Dati e intelligenza artificiale al servizio dell’efficienza: le ESCo come abilitatori della transizione digitale Il ruolo delle ESCo nell’integrazione di soluzioni digitali avanzate per ottimizzare i consumi energetici, con gli esempi di Trigenia e Tecno Esg
Il ruolo delle ESCo si è evoluto: non solo soggetti abilitatori della transizione energetica, ma anche guide nella transizione digitale che è funzionale alla seconda. «È fondamentale adottare un modello data-driven e avere competenze specialistiche verticali», secondo Claudio Colucci, ad di Tecno Esg, che è cesciuta nel tempo, investendo nelle competenze e nella scalabilità del business.
«Nel 2021 abbiamo presentato un progetto per il Polo della Sostenibilità: un ecosistema virtuoso di competenze per affiancare le aziende clienti nella loro transizione complessiva. Abbiamo investito in competenze e in asset organici e, sul fronte delle operazioni straordinarie, abbiamo realizzato sette acquisizioni dal 2018. Oggi disponiamo di una struttura solida in termini di completezza dell’offerta e profondità del servizio. Ciò ci ha permesso di creare un ecosistema con stakeholder chiave come università, finanza e partner tecnici. Non possiamo essere tuttologi, ma dobbiamo fare sistema».

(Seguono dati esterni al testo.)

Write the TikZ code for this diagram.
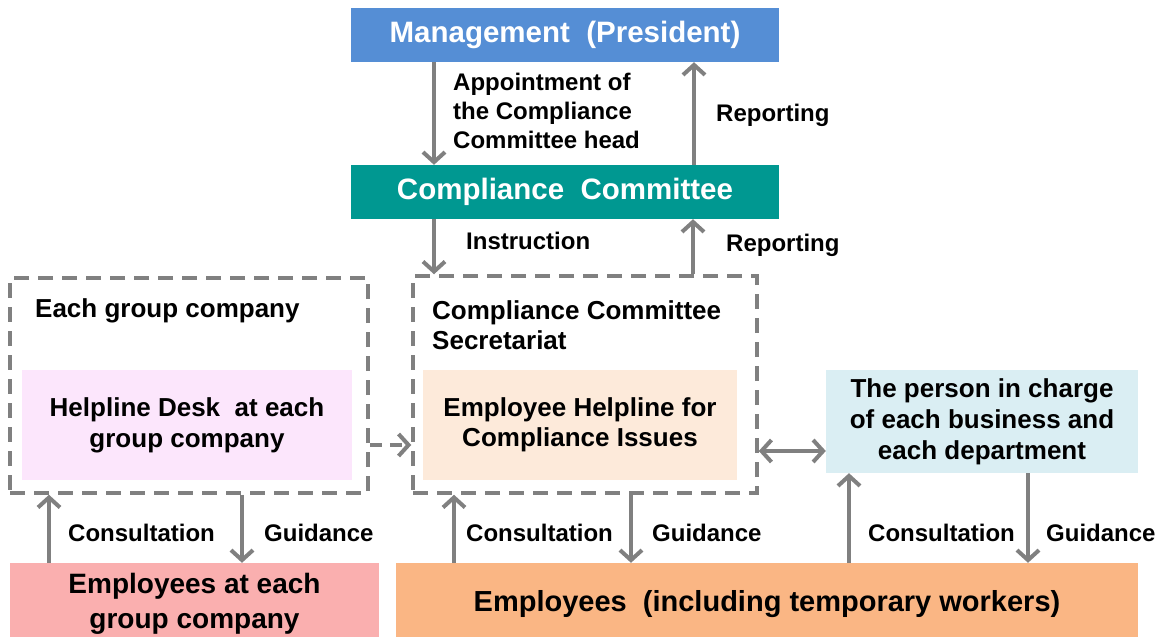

«Le ESCo sono i competence center della transizione». Massimo Catania, amministratore delegato di Trigenia, che nel percorso evolutivo è diventata un’azienda tecnologica, ben oltre una semplice ESCo, non ha dubbi: «le ESCo possono promuovere la cultura della sostenibilità: questo è un ruolo strategico per il Paese ed è anche la sfida più complessa. Lavoriamo con le PMI, ma è difficile farle passare da un modello basato esclusivamente sul payback economico a un ragionamento sulla riduzione dell’impronta carbonica e sul futuro ambientale». Ci vuole una rivoluzione culturale che Trigenia sta provando a guidare anche con operazioni ad hoc. «Lo scorso anno – continua Catania -e anche quest’anno, abbiamo promosso il Trigenia Award per sostenere giovani artisti, ai quali abbiamo dato un tema: la rigenerazione. Le ESCo sostengono i giovani artisti e questi, con le loro opere, diffondono la cultura della sostenibilità. Diamo eco a queste idee». E sarà sempre più importante man mano che la Gen Z prenderà le redini dei consumi.
«I giovani sono molto più sensibili rispetto alla nostra generazione, e questa onda ci porterà a occuparci della sostenibilità in modo serio», dice Catania. «Già oggi in parte succede. Seguiamo un’azienda che è una B-Corp e che oggi fa investimenti in sostenibilità a prescindere dal ritorno economico, perché vende il suo prodotto, il caffè, a tre volte il prezzo della concorrenza. La cultura fa la differenza, più della tecnologia».